Using cubrid diagdb utility¶
You can check by referring to tde_algorithm among the file header information of encrypted tables and index files from the result by cubrid diagdb utility with the -d1 (dump file tables) option. For more details, see diagdb.
$ cubrid diagdb -d1 testdb ... Dumping file 0|3520 file header: vfid = 0|3520 permanent regular tde_algorithm: AES page: total = 64, user = 1, table = 1, free = 62 sector: total = 1, partial = 1, full = 0, empty = 0 ...
TDE on HA¶
In a HA environment, TDE is applied independently to each node. This means that for each node, the key file and TDE-related system parameters can be managed independently.

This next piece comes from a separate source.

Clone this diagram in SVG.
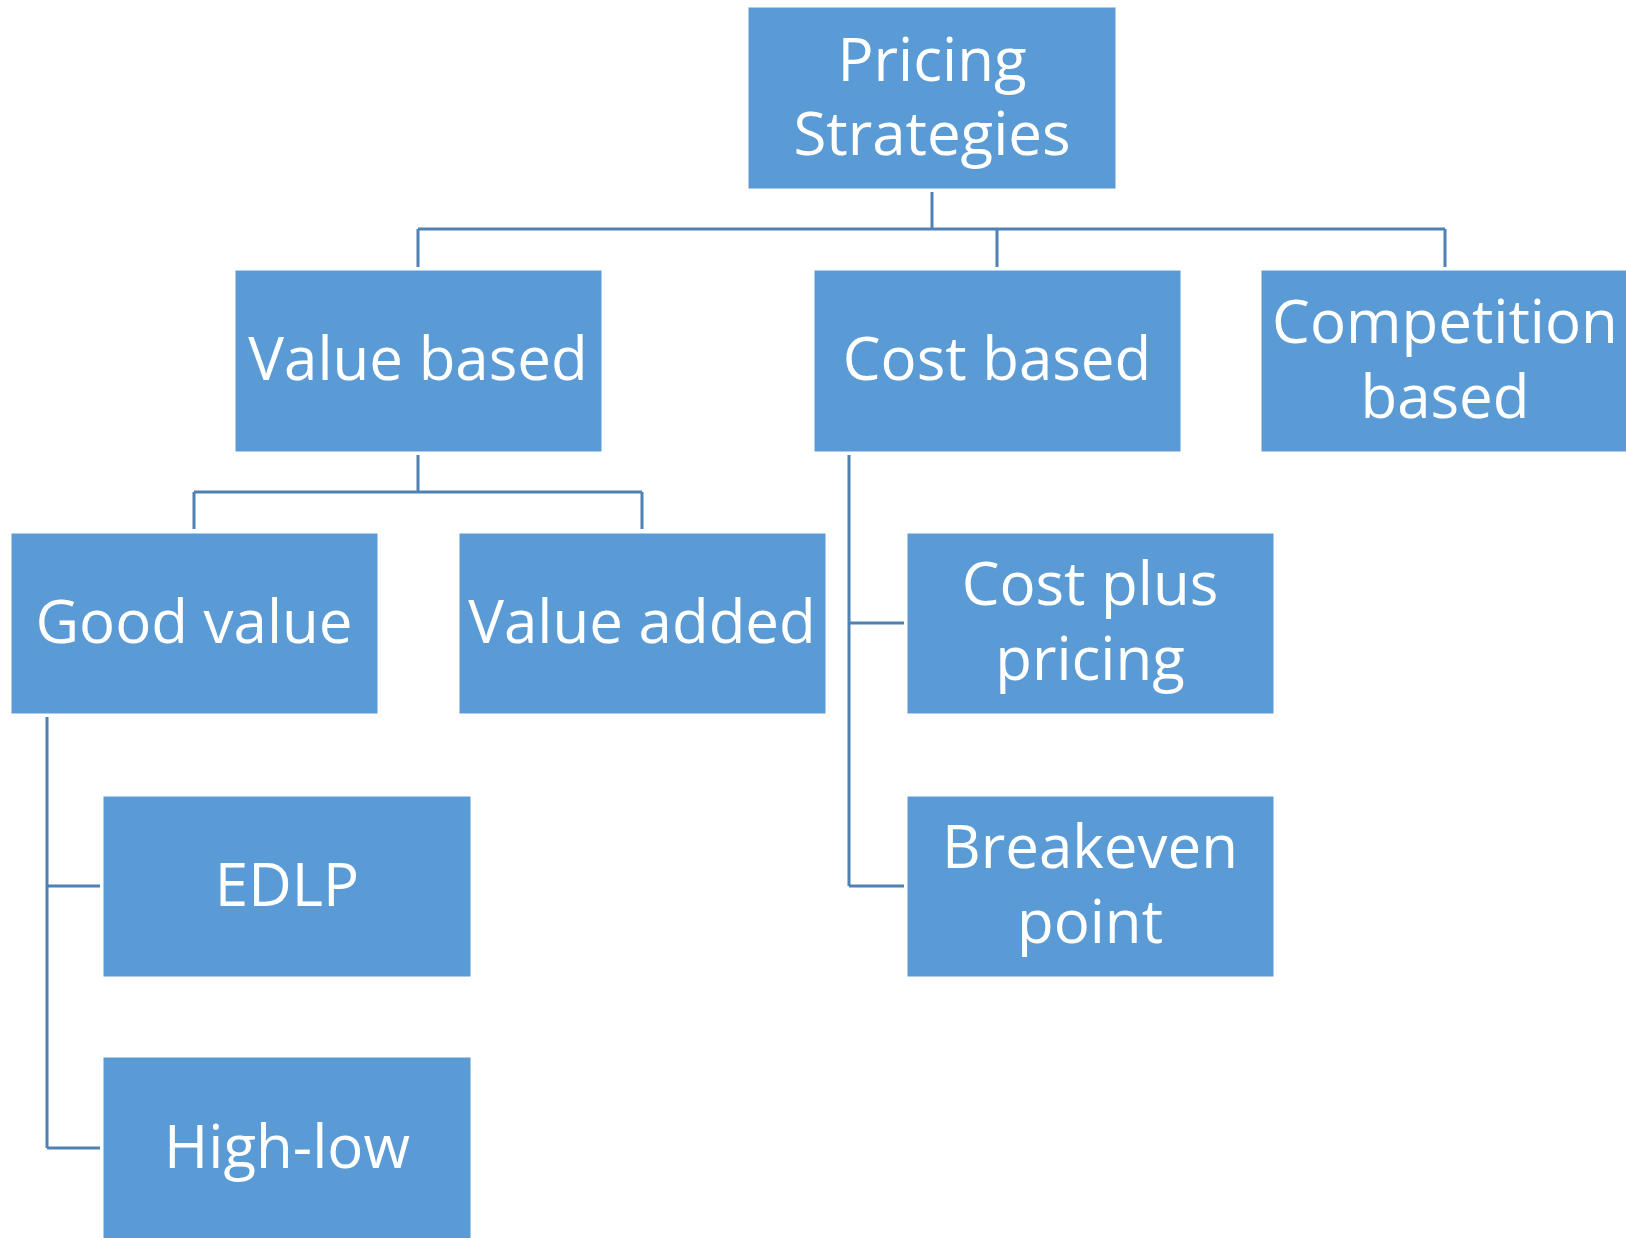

However, the TDE information of the replicated table is shared and the same. So, if the TDE module of the slave node is not loaded, the replication will stop when attempting to manipulate an encrypted table from the master node. In this case, not only the changes to a TDE-enctyped table, but also any subsequent changes cannot be replicated. Afterward, if the slave node’s TDE configuration is correct and restarted, replication resumes from the stopped point.
In addition to the restrictions described above, there are the following.
The replication log is not encrypted in HA.
CUBRID does not support the ALTER TABLE statement to change the TDE table option, which means you cannot set TDE to existing tables. If you want to do that, you need to move the data to the new table created with the TDE table option.